Curiously, Sommer conflates the two voting blocs. Of the focus group he writes, "To me, that’s a sign that a base of support would be there for another Trump run, since Trump has shown that he can retain his core supporters no matter what his actual performance is in office." The assessment is contrary to what the group averred — a "wait and see" approach. Trump "core supporters" are, as noted above, his MAGA base. They're the only supporters Trump would need, and they're in the bag. He shapes the "thinking" of this most adoring bloc and then caters to their whims. It's an almost laughable cycle of baiting and hooking the fish, which somehow his loudmouth bass fail to grasp.

MAGA controls the party in state after state, so here Sommer is correct in adding "that whatever squeamishness elected Republicans have with the idea of a third term, they will likely get on board if it came to it." It would be either get on board or get primaried, a sure loser given that MAGA voters are the ones who vote in the wretched things. Most or at least many congressional Republicans would know better — what's good for the country — then again, nothing is paramount to their reelections. With MAGA nipping at their heels, the nation's welfare would run second at best.

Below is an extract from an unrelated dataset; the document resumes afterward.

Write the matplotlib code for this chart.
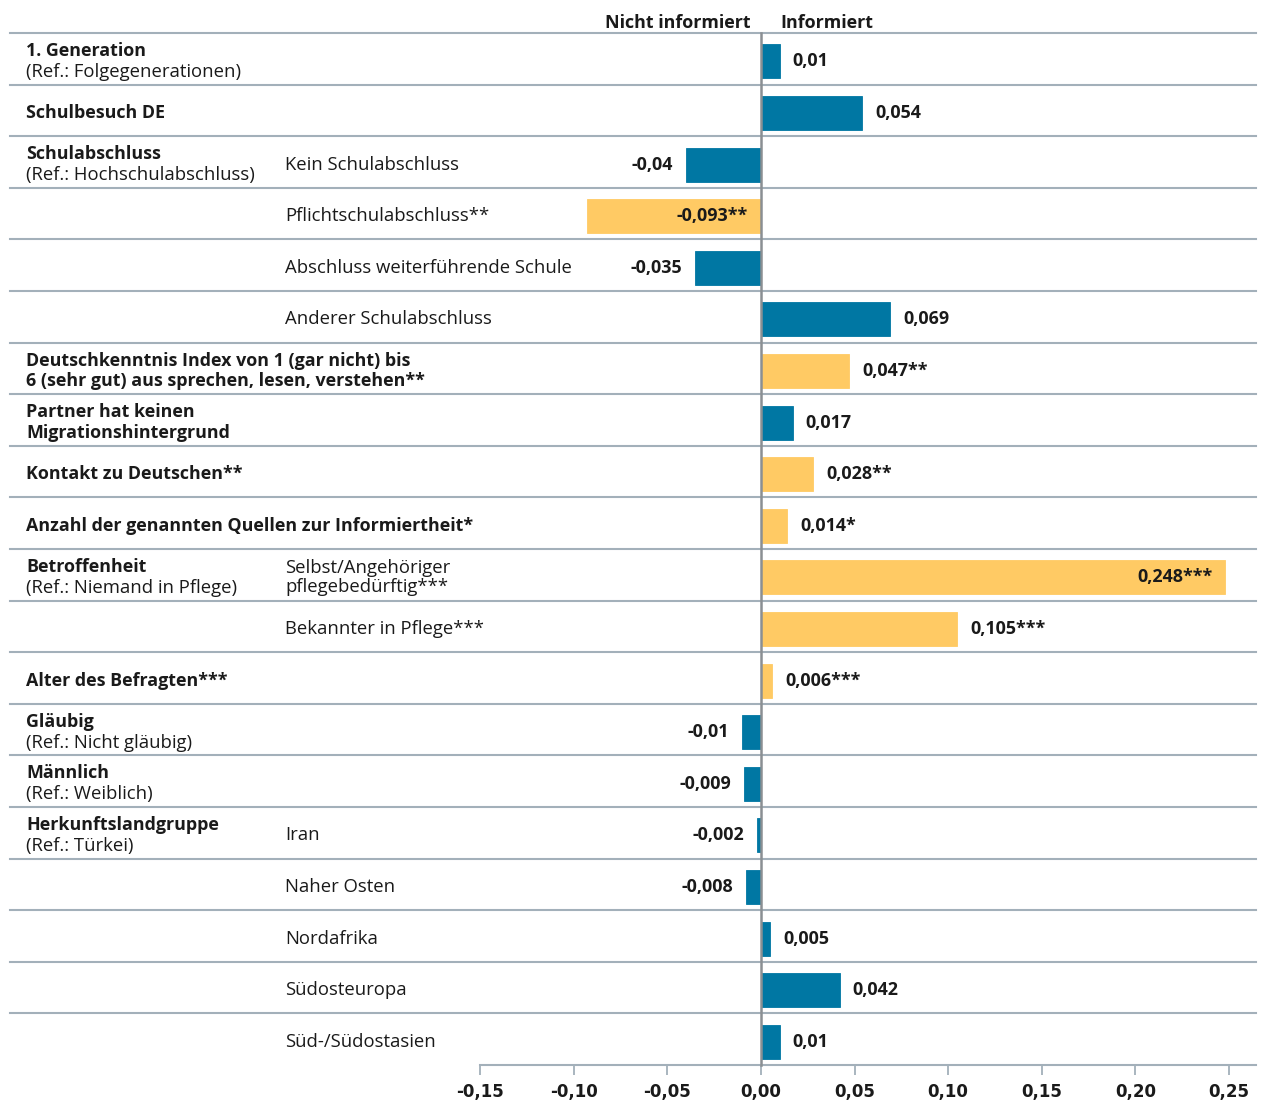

That's one scenario, carefully described as a "likely," meaning uncertain, one. Politico reports that Republicans are afraid Trump's tariffs "are likely to damage the president’s and the party’s popularity on inflation," the manufacturing sector is repeating its vanishing act after President Biden's resurrection of it and economic "forecasters have increased their expectations for either stagnant growth and higher prices — often referred to as 'stagflation' — or an outright recession." Should either forecast become fact, again it's "likely," or so it seems to me, that we'll see major cracks in third-term enthusiasm among today's congressional Trumpers. In any case, it'll be a fascinating story to watch unfold.

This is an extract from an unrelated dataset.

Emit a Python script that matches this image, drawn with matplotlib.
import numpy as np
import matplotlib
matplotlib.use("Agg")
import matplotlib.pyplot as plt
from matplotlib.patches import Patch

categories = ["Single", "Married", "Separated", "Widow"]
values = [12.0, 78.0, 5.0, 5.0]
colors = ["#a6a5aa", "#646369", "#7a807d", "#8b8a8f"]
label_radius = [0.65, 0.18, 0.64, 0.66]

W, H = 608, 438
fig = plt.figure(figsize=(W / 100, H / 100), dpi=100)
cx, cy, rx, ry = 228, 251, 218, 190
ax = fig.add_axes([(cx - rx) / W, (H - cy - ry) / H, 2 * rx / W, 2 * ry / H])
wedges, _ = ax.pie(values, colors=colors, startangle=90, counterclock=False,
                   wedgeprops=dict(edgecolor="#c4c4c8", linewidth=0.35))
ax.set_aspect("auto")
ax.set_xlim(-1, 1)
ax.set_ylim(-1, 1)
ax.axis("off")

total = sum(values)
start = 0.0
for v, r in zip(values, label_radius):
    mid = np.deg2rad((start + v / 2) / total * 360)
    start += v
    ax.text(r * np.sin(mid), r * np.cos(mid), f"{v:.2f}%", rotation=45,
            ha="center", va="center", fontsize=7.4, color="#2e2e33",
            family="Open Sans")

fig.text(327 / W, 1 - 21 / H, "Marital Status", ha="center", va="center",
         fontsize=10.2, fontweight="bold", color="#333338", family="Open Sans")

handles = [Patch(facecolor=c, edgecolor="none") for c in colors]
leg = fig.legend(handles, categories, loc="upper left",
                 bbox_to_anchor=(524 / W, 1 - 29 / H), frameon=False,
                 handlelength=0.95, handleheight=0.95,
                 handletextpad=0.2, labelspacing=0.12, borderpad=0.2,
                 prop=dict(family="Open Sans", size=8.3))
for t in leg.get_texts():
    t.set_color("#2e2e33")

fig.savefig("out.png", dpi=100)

For now, shocking, is it not, that nervous GOPers can't see the reassuring wisdom imparted by WH press secretary Leavitt, who in her tender, unworldly 27 years has been steeped in nothing but far-right talking points; she's a colossal economus ignoramus who says of Trump and his sightless, dice-rolling tradesters, "They’re not going to be wrong. It is going to work." Yes and I thought the same in many a youthful crap game.

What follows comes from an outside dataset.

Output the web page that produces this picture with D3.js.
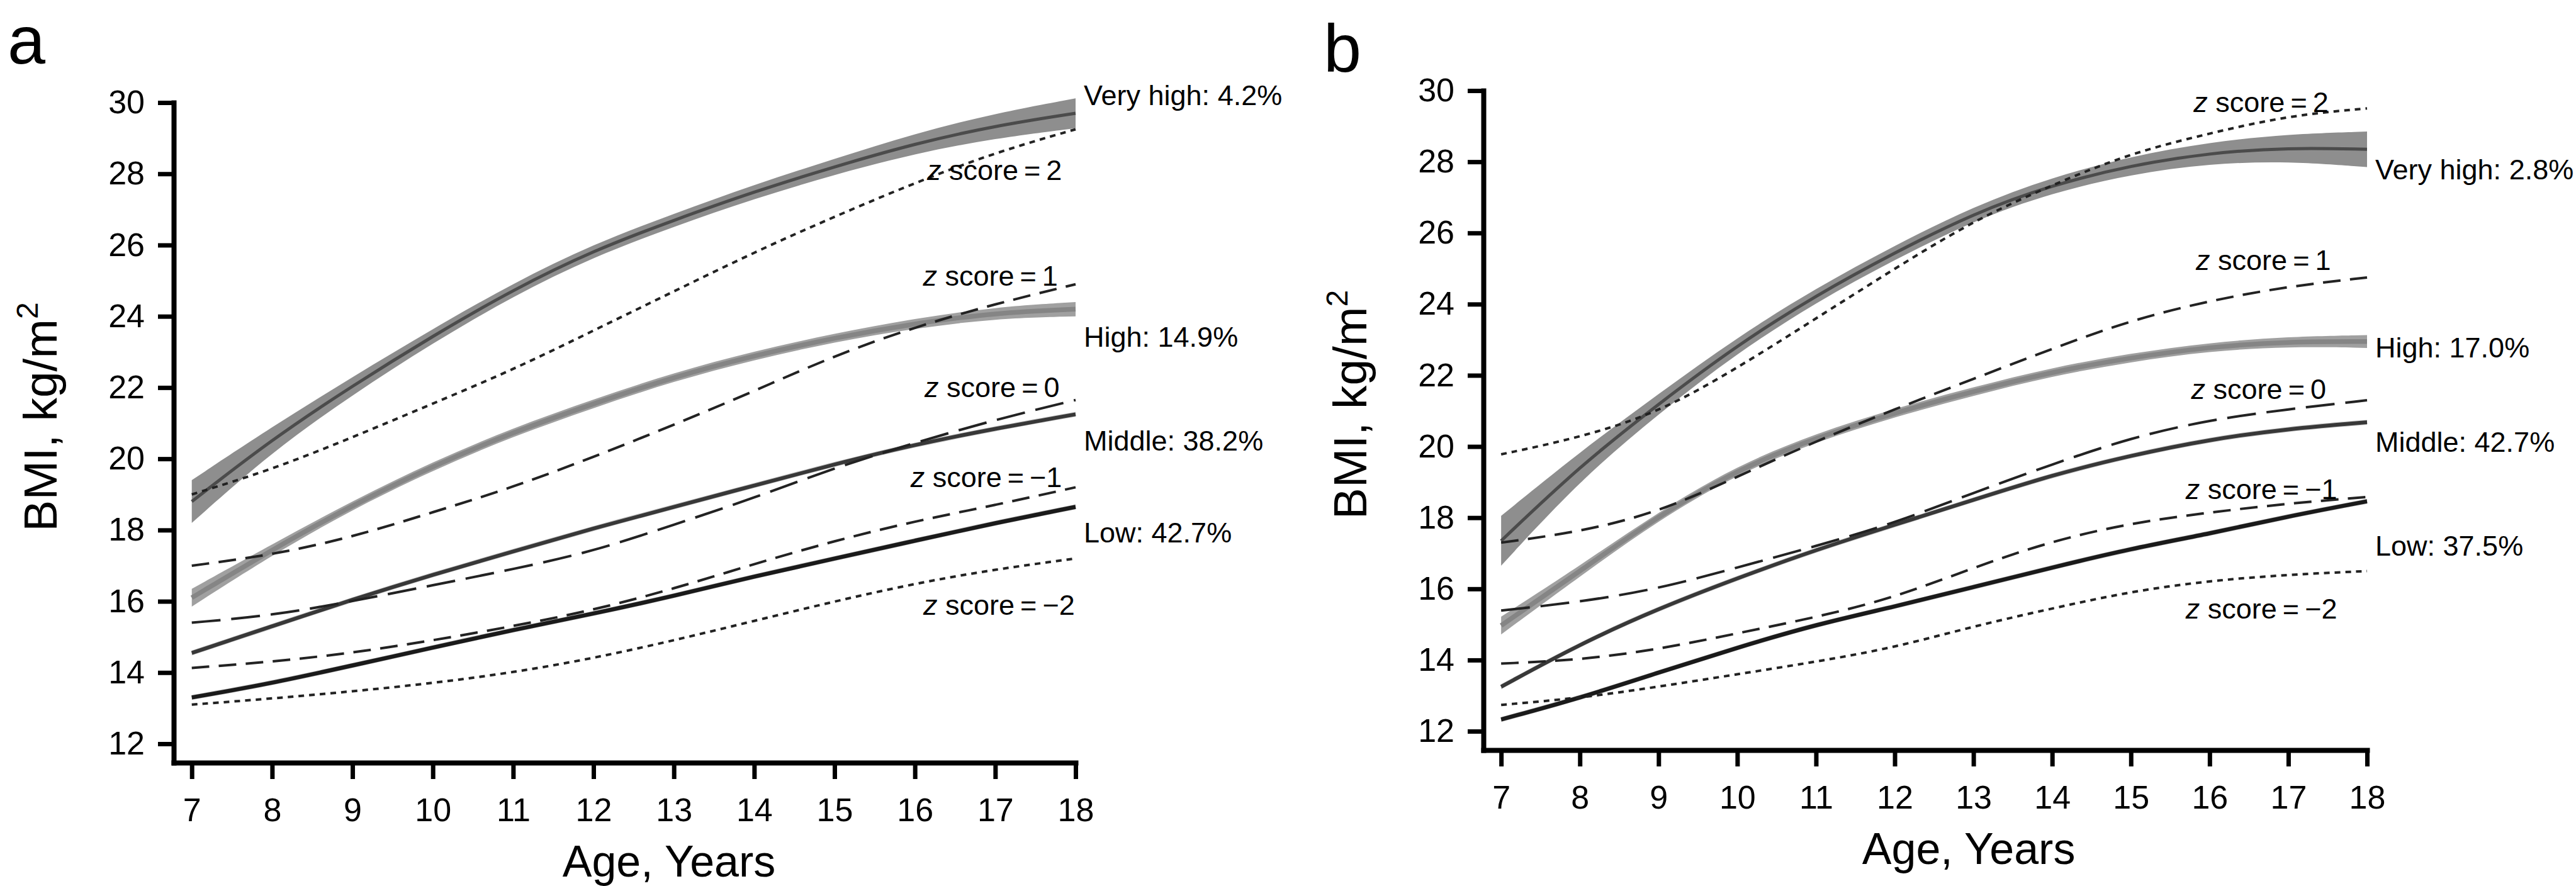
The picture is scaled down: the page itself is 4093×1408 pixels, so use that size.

But to wrap up the matter of Trump's "No, no I'm not joking," there is one overriding reason that he is indeed serious, and yet it's often overlooked.
Unthinkable is that Trump will ever unclutch the authoritarian regime he could only dream of while exiled. It's his one triumph in a low and sordid life of screwing associates and screwing women not his family-valued wives and trying pathetically to be among the Big Apple's elites and strutting a know-nothing personality of peerless jackassery. In 2015 he strutted politically, but only as a publicity stunt. Now he's engulfed in a messianic delusion, one in which his sordid despotism is a blessing the country cannot live without. No, he'll never let loose of that, save for when his artery-clogging cheeseburgers and dozen daily Diet Cokes disabuse him of his blasphemous fanaticism in a potent, abrupt way.